(Dataset excerpt)
※ ※ ※
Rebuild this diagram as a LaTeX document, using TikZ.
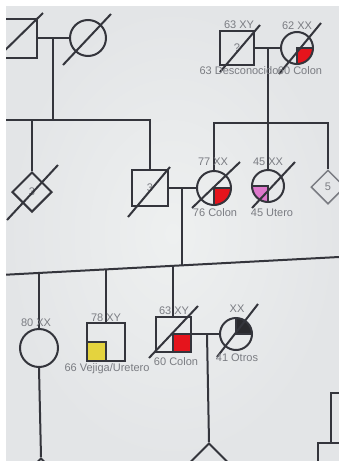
\documentclass[tikz,border=0pt]{standalone}
\usepackage{fontspec}
\setmainfont{Liberation Sans}
\usetikzlibrary{shapes.geometric,calc}
\definecolor{ink}{HTML}{34353C}
\definecolor{labc}{HTML}{7A7C82}
\definecolor{bgc}{HTML}{E3E5E7}
\definecolor{bgin}{HTML}{EEF0F0}
\definecolor{fred}{HTML}{E5141C}
\definecolor{fyel}{HTML}{E4D33E}
\definecolor{fpink}{HTML}{DE78CC}
\definecolor{fblk}{HTML}{2A2A2E}
\begin{document}
\begin{tikzpicture}[x=1pt,y=-1pt,
  conn/.style={draw=ink,line width=2pt},
  slash/.style={draw=ink,line width=2pt},
  male/.style={rectangle,draw=ink,line width=2pt,minimum size=#1,inner sep=0pt,text=labc,font=\fontsize{11}{13}\selectfont},
  female/.style={circle,draw=ink,line width=2pt,minimum size=#1,inner sep=0pt},
  unk/.style={diamond,aspect=1,draw=ink,line width=2pt,minimum size=#1,inner sep=0pt,text=labc,font=\fontsize{11}{13}\selectfont},
  lab/.style={text=labc,inner sep=0pt,font=\fontsize{11}{13}\selectfont},
  qse/.style={path picture={\fill[#1] (path picture bounding box.center) rectangle (path picture bounding box.south east);
     \draw[ink,line width=1.6pt] (path picture bounding box.center) rectangle (path picture bounding box.south east);}},
  qsw/.style={path picture={\fill[#1] (path picture bounding box.center) rectangle (path picture bounding box.south west);
     \draw[ink,line width=1.6pt] (path picture bounding box.center) rectangle (path picture bounding box.south west);}},
  qne/.style={path picture={\fill[#1] (path picture bounding box.center) rectangle (path picture bounding box.north east);
     \draw[ink,line width=1.6pt] (path picture bounding box.center) rectangle (path picture bounding box.north east);}}
]
\useasboundingbox (0,0) rectangle (339,461);
\fill[white] (0,0) rectangle (339,461);
\shade[inner color=bgin,outer color=bgc] (6,6) rectangle (339,461);
\begin{scope}
\clip (6,6) rectangle (339,461);

% Generation I
\node[male=39] (I1) at (17,38) {};
\node[female=36] (I2) at (88,38) {};
\node[male=34] (I3) at (237,48) {?};
\node[female=32,qse=fred] (I4) at (297,48) {};
\draw[slash] ($(I1)+(-26,26)$) -- ($(I1)+(26,-25)$);
\draw[slash] ($(I2)+(-25,27)$) -- ($(I2)+(23,-24)$);
\draw[slash] ($(I3)+(-17,24)$) -- ($(I3)+(23,-23)$);
\draw[slash] ($(I4)+(-18,26)$) -- ($(I4)+(24,-25)$);
\draw[conn] (I1) -- (I2);
\draw[conn] (I3) -- (I4);
\coordinate (m1) at (53,38);
\coordinate (m3) at (268,48);

% Generation II
\node[unk=40] (II1) at (32,192) {3};
\node[male=36] (II2) at (150,188) {3};
\node[female=34,qse=fred] (II3) at (214,188) {};
\node[female=32,qsw=fpink] (II4) at (268,186) {};
\node[unk=34,draw=labc,line width=1.5pt] (II5) at (328,187) {5};
\draw[slash] ($(II1)+(-25,28)$) -- ($(II1)+(26,-27)$);
\draw[slash] ($(II2)+(-22,29)$) -- ($(II2)+(20,-21)$);
\draw[slash] ($(II3)+(-22,20)$) -- ($(II3)+(26,-26)$);
\draw[slash] ($(II4)+(-16,22)$) -- ($(II4)+(27,-24)$);

\coordinate (s1) at (53,120);
\coordinate (sl1) at (6,120);
\coordinate (sr1) at (150,120);
\coordinate (sa1) at (32,120);
\draw[conn] (m1) -- (s1);
\draw[conn] (sl1) -- (sr1) -- (II2.north);
\draw[conn] (sa1) -- (II1.north);

\coordinate (sl2) at (214,123);
\coordinate (sr2) at (328,123);
\draw[conn] (II3.north) -- (sl2) -- (sr2) -- (II5.north);
\draw[conn] (m3) -- (II4.north);
\draw[conn] (II2) -- (II3);
\coordinate (m2) at (182,188);

% Generation III
\coordinate (sl3) at (6,274.7);
\coordinate (sr3) at (339,257);
\coordinate (t1) at (39,272.9);
\coordinate (t2) at (106,269.4);
\coordinate (t3) at (173,265.8);
\coordinate (t4) at (182,265.3);
\draw[conn] (sl3) -- (sr3);
\draw[conn] (m2) -- (t4);

\node[female=38] (III1) at (39,348) {};
\node[male=38,qsw=fyel] (III2) at (106,342) {};
\node[male=35,qse=fred] (III3) at (173,334) {};
\node[female=32,qne=fblk] (III4) at (236,334) {};
\draw[slash] ($(III3)+(-24,24)$) -- ($(III3)+(25,-28)$);
\draw[slash] ($(III4)+(-19,23)$) -- ($(III4)+(22,-30)$);
\draw[conn] (t1) -- (III1.north);
\draw[conn] (t2) -- (III2.north);
\draw[conn] (t3) -- (III3.north);
\draw[conn] (III3) -- (III4);
\coordinate (m4) at (207,334);

% Generation IV (cut off)
\node[unk=40] (IV0) at (41,478) {};
\node[unk=40] (IV1) at (209,463) {};
\node[male=36] (IVr) at (336,461) {};
\draw[conn] (III1.south) -- (IV0.north);
\draw[conn] (m4) -- (IV1.north);
\coordinate (rc) at (339,393);
\draw[conn] (rc) -| ($(IVr.north west)+(14,0)$);

% Labels
\node[lab] (L1) at (239,25) {63 XY};
\node[lab] (L2) at (297,26) {62 XX};
\node[lab] (L3) at (239,71) {63 Desconocido};
\node[lab] (L4) at (300,71) {60 Colon};
\node[lab] (L5) at (213,162) {77 XX};
\node[lab] (L6) at (215,213) {76 Colon};
\node[lab] (L7) at (268,162) {45 XX};
\node[lab] (L8) at (272,213) {45 Utero};
\node[lab] (L9) at (36,323) {80 XX};
\node[lab] (L10) at (106,318) {78 XY};
\node[lab] (L11) at (107,369) {66 Vejiga/Uretero};
\node[lab] (L12) at (174,311) {63 XY};
\node[lab] (L13) at (176,362) {60 Colon};
\node[lab] (L14) at (237,309) {XX};
\node[lab] (L15) at (237,358) {41 Otros};
\end{scope}
\end{tikzpicture}
\end{document}
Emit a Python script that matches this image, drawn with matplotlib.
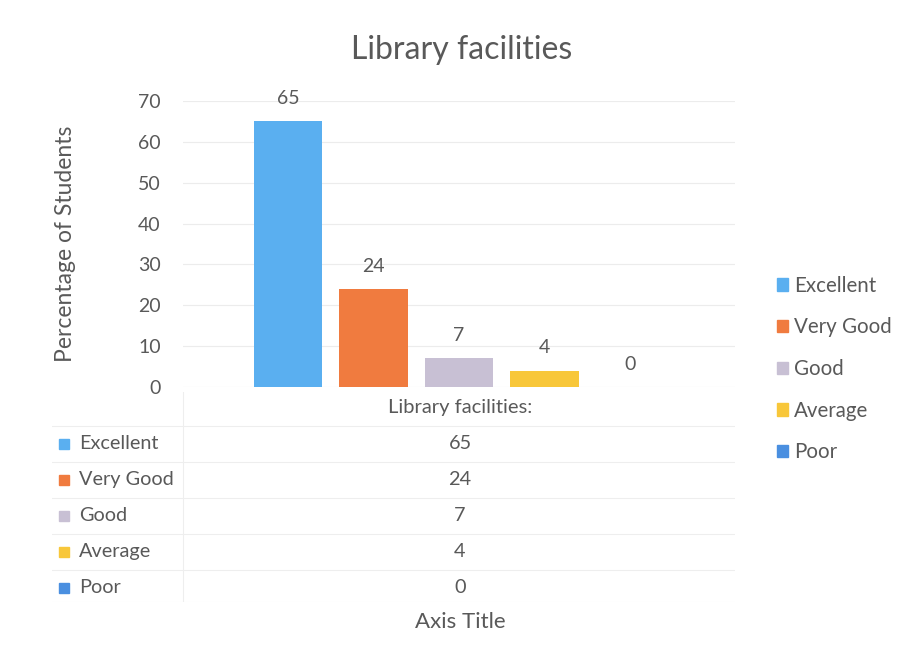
import matplotlib.pyplot as plt
from matplotlib.patches import Patch

categories = ['Excellent', 'Very Good', 'Good', 'Average', 'Poor']
values = [65, 24, 7, 4, 0]
colors = ['#5aaff0', '#f07b3f', '#c8c0d4', '#f8c73a', '#4a8fe0']
yticks = [0, 10, 20, 30, 40, 50, 60, 70]
table_header = 'Library facilities:'

plt.rcParams['font.family'] = ['Lato', 'DejaVu Sans']
grey = '#595959'

W, H = 908, 663
fig = plt.figure(figsize=(W / 100, H / 100), dpi=100)

def box(x0, y0, x1, y1):
    return [x0 / W, 1 - y1 / H, (x1 - x0) / W, (y1 - y0) / H]

ax = fig.add_axes(box(183, 101, 735, 387))
x = list(range(len(values)))
ax.bar(x, values, width=0.8, color=colors)
for xi, v in zip(x, values):
    ax.text(xi, v + 3.5, str(v), ha='center', va='bottom', fontsize=14, color=grey)
ax.set_xlim(-1.225, 5.225)
ax.set_ylim(0, 70)
ax.set_yticks(yticks)
ax.set_xticks([])
ax.tick_params(axis='y', length=0, labelsize=14, labelcolor=grey, pad=16)
ax.grid(axis='y', color='#ececec', linewidth=0.8)
ax.set_axisbelow(True)
for s in ax.spines.values():
    s.set_visible(False)
ax.set_ylabel('Percentage of Students', fontsize=16.5, color=grey, labelpad=45)

fig.text(462 / W, 1 - 50 / H, 'Library facilities', ha='center', va='center',
         fontsize=23, color=grey)

# data table
tab = fig.add_axes(box(52, 392, 735, 602))
tab.set_xlim(52, 735)
tab.set_ylim(602, 392)
tab.axis('off')
row_h = 36
y0 = 408
tab.text(460, y0, table_header, ha='center', va='center', fontsize=14.5, color=grey)
tab.plot([183, 183], [392, 602], color='#eeeeee', lw=0.8)
for i, (c, v, col) in enumerate(zip(categories, values, colors)):
    yy = y0 + row_h * (i + 1)
    tab.plot([52, 735], [yy - row_h / 2, yy - row_h / 2], color='#eeeeee', lw=0.8)
    tab.add_patch(plt.Rectangle((59, yy - 5), 10, 10, color=col))
    tab.text(79, yy, c, ha='left', va='center', fontsize=14.3, color=grey)
    tab.text(460, yy, str(v), ha='center', va='center', fontsize=14.3, color=grey)
tab.plot([52, 735], [602, 602], color='#eeeeee', lw=0.8)

fig.text(460 / W, 1 - 622 / H, 'Axis Title', ha='center', va='center',
         fontsize=16, color=grey)

handles = [Patch(color=c, label=l) for c, l in zip(colors, categories)]
fig.legend(handles=handles, loc='center left', bbox_to_anchor=(758 / W, 1 - 369 / H),
           frameon=False, fontsize=14.8, labelcolor=grey, handlelength=0.55,
           handleheight=0.55, handletextpad=0.3, labelspacing=1.05)

fig.savefig('out.png', dpi=100)
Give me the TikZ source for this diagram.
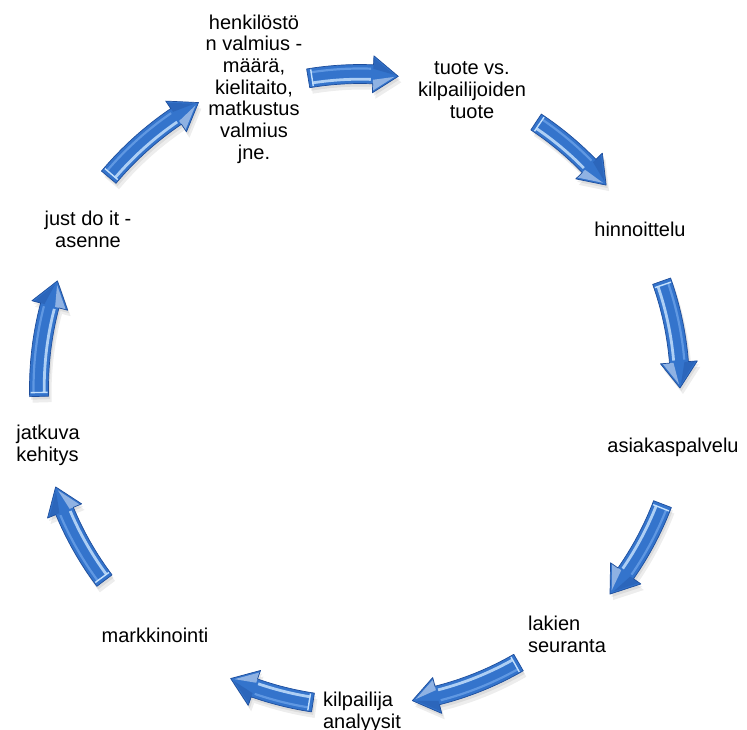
※ ※ ※
Set down the lines running from the one with "Emit a Python" through the one with "table_header = 'Library facilities:'", both ends kept, exactly and with no pictures.

Emit a Python script that matches this image, drawn with matplotlib.
import matplotlib.pyplot as plt
from matplotlib.patches import Patch

categories = ['Excellent', 'Very Good', 'Good', 'Average', 'Poor']
values = [65, 24, 7, 4, 0]
colors = ['#5aaff0', '#f07b3f', '#c8c0d4', '#f8c73a', '#4a8fe0']
yticks = [0, 10, 20, 30, 40, 50, 60, 70]
table_header = 'Library facilities:'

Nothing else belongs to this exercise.